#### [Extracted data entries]
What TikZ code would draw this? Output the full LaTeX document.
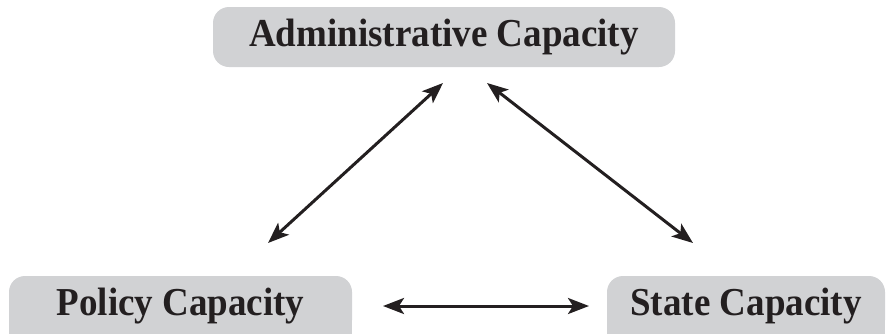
\documentclass[tikz,border=0pt]{standalone}
\usepackage{fontspec}
\setmainfont{Liberation Serif}
\usetikzlibrary{arrows.meta}
\pgfdeclarelayer{background}
\pgfsetlayers{background,main}
\definecolor{boxgray}{RGB}{209,210,212}
\definecolor{ink}{RGB}{35,31,32}
\newcommand{\captext}[1]{\scalebox{1}[1.07]{#1}}
\begin{document}
\begin{tikzpicture}[x=1pt,y=-1pt,
  capbox/.style={fill=boxgray, draw=none, rounded corners=16pt, minimum height=60pt,
    inner sep=0pt, text=ink, font=\fontsize{37}{40}\selectfont\bfseries},
  tip/.tip={Stealth[length=21pt,width=16pt,inset=5pt]},
  link/.style={draw=ink, line width=3pt, tip-tip}]
\clip (0,0) rectangle (888,333);
\node[capbox, minimum width=462pt] (admin) at (444,37) {\captext{Administrative Capacity}};
\node[capbox, minimum width=343pt] (policy) at (180.5,306) {\captext{Policy Capacity}};
\node[capbox, minimum width=278pt] (state) at (746,306) {\captext{State Capacity}};
\begin{pgfonlayer}{background}
  \fill[boxgray] (policy.west) rectangle ([yshift=-20pt]policy.south east);
  \fill[boxgray] (state.west) rectangle ([yshift=-20pt]state.south east);
\end{pgfonlayer}
\coordinate (a1) at (443,83);
\coordinate (p1) at (268,243);
\coordinate (a2) at (487,83);
\coordinate (s2) at (693,243);
\coordinate (p3) at (383,306);
\coordinate (s3) at (589,306);
\draw[link] (p1) -- (a1);
\draw[link] (a2) -- (s2);
\draw[link] (p3) -- (s3);
\end{tikzpicture}
\end{document}
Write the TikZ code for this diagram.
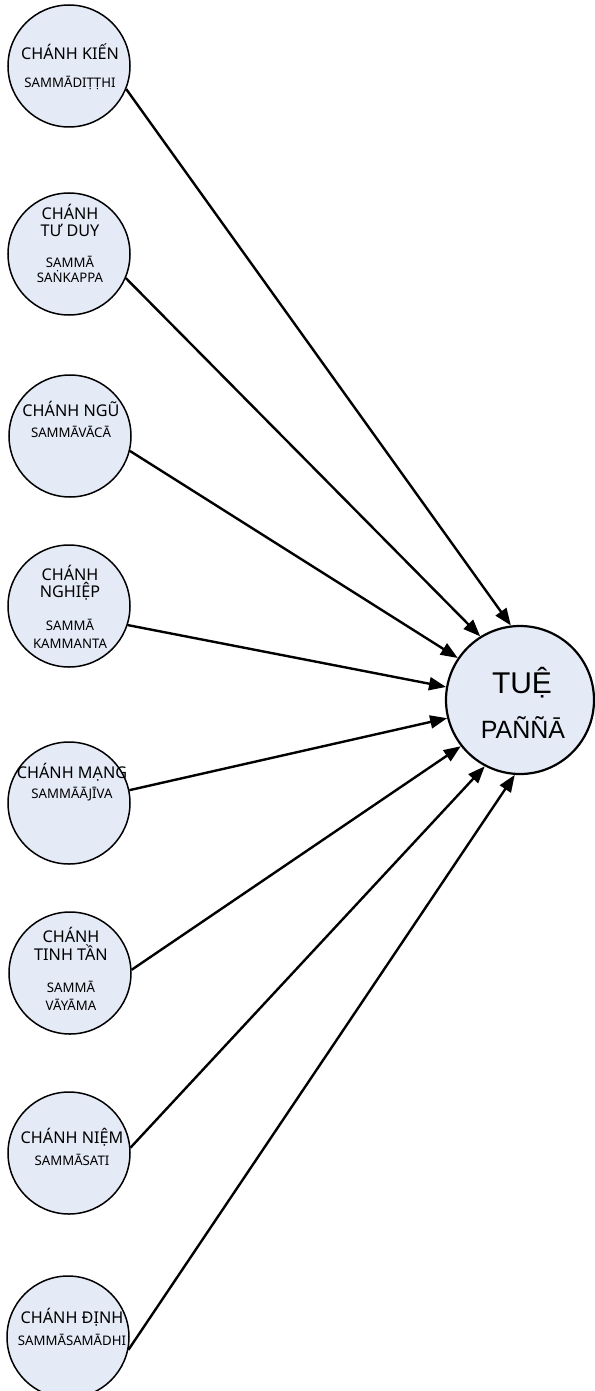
\documentclass[tikz,border=0pt]{standalone}
\usepackage{fontspec}
\setmainfont{Noto Sans}
\newfontfamily\bigfont{Liberation Sans}
\usetikzlibrary{arrows.meta}
\definecolor{nodefill}{RGB}{228,234,246}
\begin{document}
\begin{tikzpicture}[x=1pt,y=-1pt,
  small/.style={circle, draw=black, line width=1.5pt, fill=nodefill,
                minimum size=122pt, inner sep=0pt},
  big/.style={circle, draw=black, line width=2.2pt, fill=nodefill,
              minimum size=148pt, inner sep=0pt},
  headline/.style={anchor=base, inner sep=0pt, font=\fontsize{16.2}{18}\selectfont},
  subline/.style={anchor=base, inner sep=0pt, font=\fontsize{13.2}{15}\selectfont},
  link/.style={line width=2.4pt, -{Triangle[length=17pt,width=13pt]}}]
\useasboundingbox (0,0) rectangle (594,1391);

% the eight factors
\node[small] (c1) at (69,66)   {};
\node[small] (c2) at (69,254)  {};
\node[small] (c3) at (70,436)  {};
\node[small] (c4) at (69,606)  {};
\node[small] (c5) at (69,803)  {};
\node[small] (c6) at (70,973)  {};
\node[small] (c7) at (69,1153) {};
\node[small] (c8) at (68,1337) {};

% wisdom
\node[big] (p) at (520,700) {};

% labels
\node[headline] (t1a) at (70,60)   {CHÁNH KIẾN};
\node[subline]  (t1b) at (70,88)   {SAMMĀDIṬṬHI};

\node[headline] (t2a) at (70,219)  {CHÁNH};
\node[headline] (t2b) at (70,236)  {TƯ DUY};
\node[subline]  (t2c) at (70,267)  {SAMMĀ};
\node[subline]  (t2d) at (70,282)  {SAṄKAPPA};

\node[headline] (t3a) at (71,416)  {CHÁNH NGŨ};
\node[subline]  (t3b) at (71,437)  {SAMMĀVĀCĀ};

\node[headline] (t4a) at (70,580)  {CHÁNH};
\node[headline] (t4b) at (70,597)  {NGHIỆP};
\node[subline]  (t4c) at (70,630)  {SAMMĀ};
\node[subline]  (t4d) at (70,648)  {KAMMANTA};

\node[headline] (t5a) at (72,778)  {CHÁNH MẠNG};
\node[subline]  (t5b) at (72,798)  {SAMMĀĀJĪVA};

\node[headline] (t6a) at (71,942)  {CHÁNH};
\node[headline] (t6b) at (71,960)  {TINH TẦN};
\node[subline]  (t6c) at (71,992)  {SAMMĀ};
\node[subline]  (t6d) at (71,1010) {VĀYĀMA};

\node[headline] (t7a) at (72,1143) {CHÁNH NIỆM};
\node[subline]  (t7b) at (72,1165) {SAMMĀSATI};

\node[headline] (t8a) at (72,1323) {CHÁNH ĐỊNH};
\node[subline]  (t8b) at (72,1345) {SAMMĀSAMĀDHI};

\node[anchor=base, inner sep=0pt, font=\bigfont\fontsize{30}{32}\selectfont] (pa) at (522,693) {TUỆ};
\node[anchor=base, inner sep=0pt, font=\bigfont\fontsize{25}{28}\selectfont] (pb) at (523,738) {PAÑÑĀ};

% connectors
\draw[link] (c1.-22.5) -- (p.97);
\draw[link] (c2.-23)   -- (p.122);
\draw[link] (c3.-14)   -- (p.146);
\draw[link] (c4.-18)   -- (p.170);
\draw[link] (c5.12)    -- (p.194);
\draw[link] (c6.3)     -- (p.218);
\draw[link] (c7.5.6)   -- (p.242);
\draw[link] (c8.-12)   -- (p.266);
\end{tikzpicture}
\end{document}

#### [WRITTEN INSTRUCTION]
Go through the listing above and write it all out exactly, leaving out any picture.

#### [ANSWER TO THIS EXERCISE]
What TikZ code would draw this? Output the full LaTeX document.
\documentclass[tikz,border=0pt]{standalone}
\usepackage{fontspec}
\setmainfont{Liberation Serif}
\usetikzlibrary{arrows.meta}
\pgfdeclarelayer{background}
\pgfsetlayers{background,main}
\definecolor{boxgray}{RGB}{209,210,212}
\definecolor{ink}{RGB}{35,31,32}
\newcommand{\captext}[1]{\scalebox{1}[1.07]{#1}}
\begin{document}
\begin{tikzpicture}[x=1pt,y=-1pt,
  capbox/.style={fill=boxgray, draw=none, rounded corners=16pt, minimum height=60pt,
    inner sep=0pt, text=ink, font=\fontsize{37}{40}\selectfont\bfseries},
  tip/.tip={Stealth[length=21pt,width=16pt,inset=5pt]},
  link/.style={draw=ink, line width=3pt, tip-tip}]
\clip (0,0) rectangle (888,333);
\node[capbox, minimum width=462pt] (admin) at (444,37) {\captext{Administrative Capacity}};
\node[capbox, minimum width=343pt] (policy) at (180.5,306) {\captext{Policy Capacity}};
\node[capbox, minimum width=278pt] (state) at (746,306) {\captext{State Capacity}};
\begin{pgfonlayer}{background}
  \fill[boxgray] (policy.west) rectangle ([yshift=-20pt]policy.south east);
  \fill[boxgray] (state.west) rectangle ([yshift=-20pt]state.south east);
\end{pgfonlayer}
\coordinate (a1) at (443,83);
\coordinate (p1) at (268,243);
\coordinate (a2) at (487,83);
\coordinate (s2) at (693,243);
\coordinate (p3) at (383,306);
\coordinate (s3) at (589,306);
\draw[link] (p1) -- (a1);
\draw[link] (a2) -- (s2);
\draw[link] (p3) -- (s3);
\end{tikzpicture}
\end{document}
Write the TikZ code for this diagram.
\documentclass[tikz,border=0pt]{standalone}
\usepackage{fontspec}
\setmainfont{Noto Sans}
\newfontfamily\bigfont{Liberation Sans}
\usetikzlibrary{arrows.meta}
\definecolor{nodefill}{RGB}{228,234,246}
\begin{document}
\begin{tikzpicture}[x=1pt,y=-1pt,
  small/.style={circle, draw=black, line width=1.5pt, fill=nodefill,
                minimum size=122pt, inner sep=0pt},
  big/.style={circle, draw=black, line width=2.2pt, fill=nodefill,
              minimum size=148pt, inner sep=0pt},
  headline/.style={anchor=base, inner sep=0pt, font=\fontsize{16.2}{18}\selectfont},
  subline/.style={anchor=base, inner sep=0pt, font=\fontsize{13.2}{15}\selectfont},
  link/.style={line width=2.4pt, -{Triangle[length=17pt,width=13pt]}}]
\useasboundingbox (0,0) rectangle (594,1391);

% the eight factors
\node[small] (c1) at (69,66)   {};
\node[small] (c2) at (69,254)  {};
\node[small] (c3) at (70,436)  {};
\node[small] (c4) at (69,606)  {};
\node[small] (c5) at (69,803)  {};
\node[small] (c6) at (70,973)  {};
\node[small] (c7) at (69,1153) {};
\node[small] (c8) at (68,1337) {};

% wisdom
\node[big] (p) at (520,700) {};

% labels
\node[headline] (t1a) at (70,60)   {CHÁNH KIẾN};
\node[subline]  (t1b) at (70,88)   {SAMMĀDIṬṬHI};

\node[headline] (t2a) at (70,219)  {CHÁNH};
\node[headline] (t2b) at (70,236)  {TƯ DUY};
\node[subline]  (t2c) at (70,267)  {SAMMĀ};
\node[subline]  (t2d) at (70,282)  {SAṄKAPPA};

\node[headline] (t3a) at (71,416)  {CHÁNH NGŨ};
\node[subline]  (t3b) at (71,437)  {SAMMĀVĀCĀ};

\node[headline] (t4a) at (70,580)  {CHÁNH};
\node[headline] (t4b) at (70,597)  {NGHIỆP};
\node[subline]  (t4c) at (70,630)  {SAMMĀ};
\node[subline]  (t4d) at (70,648)  {KAMMANTA};

\node[headline] (t5a) at (72,778)  {CHÁNH MẠNG};
\node[subline]  (t5b) at (72,798)  {SAMMĀĀJĪVA};

\node[headline] (t6a) at (71,942)  {CHÁNH};
\node[headline] (t6b) at (71,960)  {TINH TẦN};
\node[subline]  (t6c) at (71,992)  {SAMMĀ};
\node[subline]  (t6d) at (71,1010) {VĀYĀMA};

\node[headline] (t7a) at (72,1143) {CHÁNH NIỆM};
\node[subline]  (t7b) at (72,1165) {SAMMĀSATI};

\node[headline] (t8a) at (72,1323) {CHÁNH ĐỊNH};
\node[subline]  (t8b) at (72,1345) {SAMMĀSAMĀDHI};

\node[anchor=base, inner sep=0pt, font=\bigfont\fontsize{30}{32}\selectfont] (pa) at (522,693) {TUỆ};
\node[anchor=base, inner sep=0pt, font=\bigfont\fontsize{25}{28}\selectfont] (pb) at (523,738) {PAÑÑĀ};

% connectors
\draw[link] (c1.-22.5) -- (p.97);
\draw[link] (c2.-23)   -- (p.122);
\draw[link] (c3.-14)   -- (p.146);
\draw[link] (c4.-18)   -- (p.170);
\draw[link] (c5.12)    -- (p.194);
\draw[link] (c6.3)     -- (p.218);
\draw[link] (c7.5.6)   -- (p.242);
\draw[link] (c8.-12)   -- (p.266);
\end{tikzpicture}
\end{document}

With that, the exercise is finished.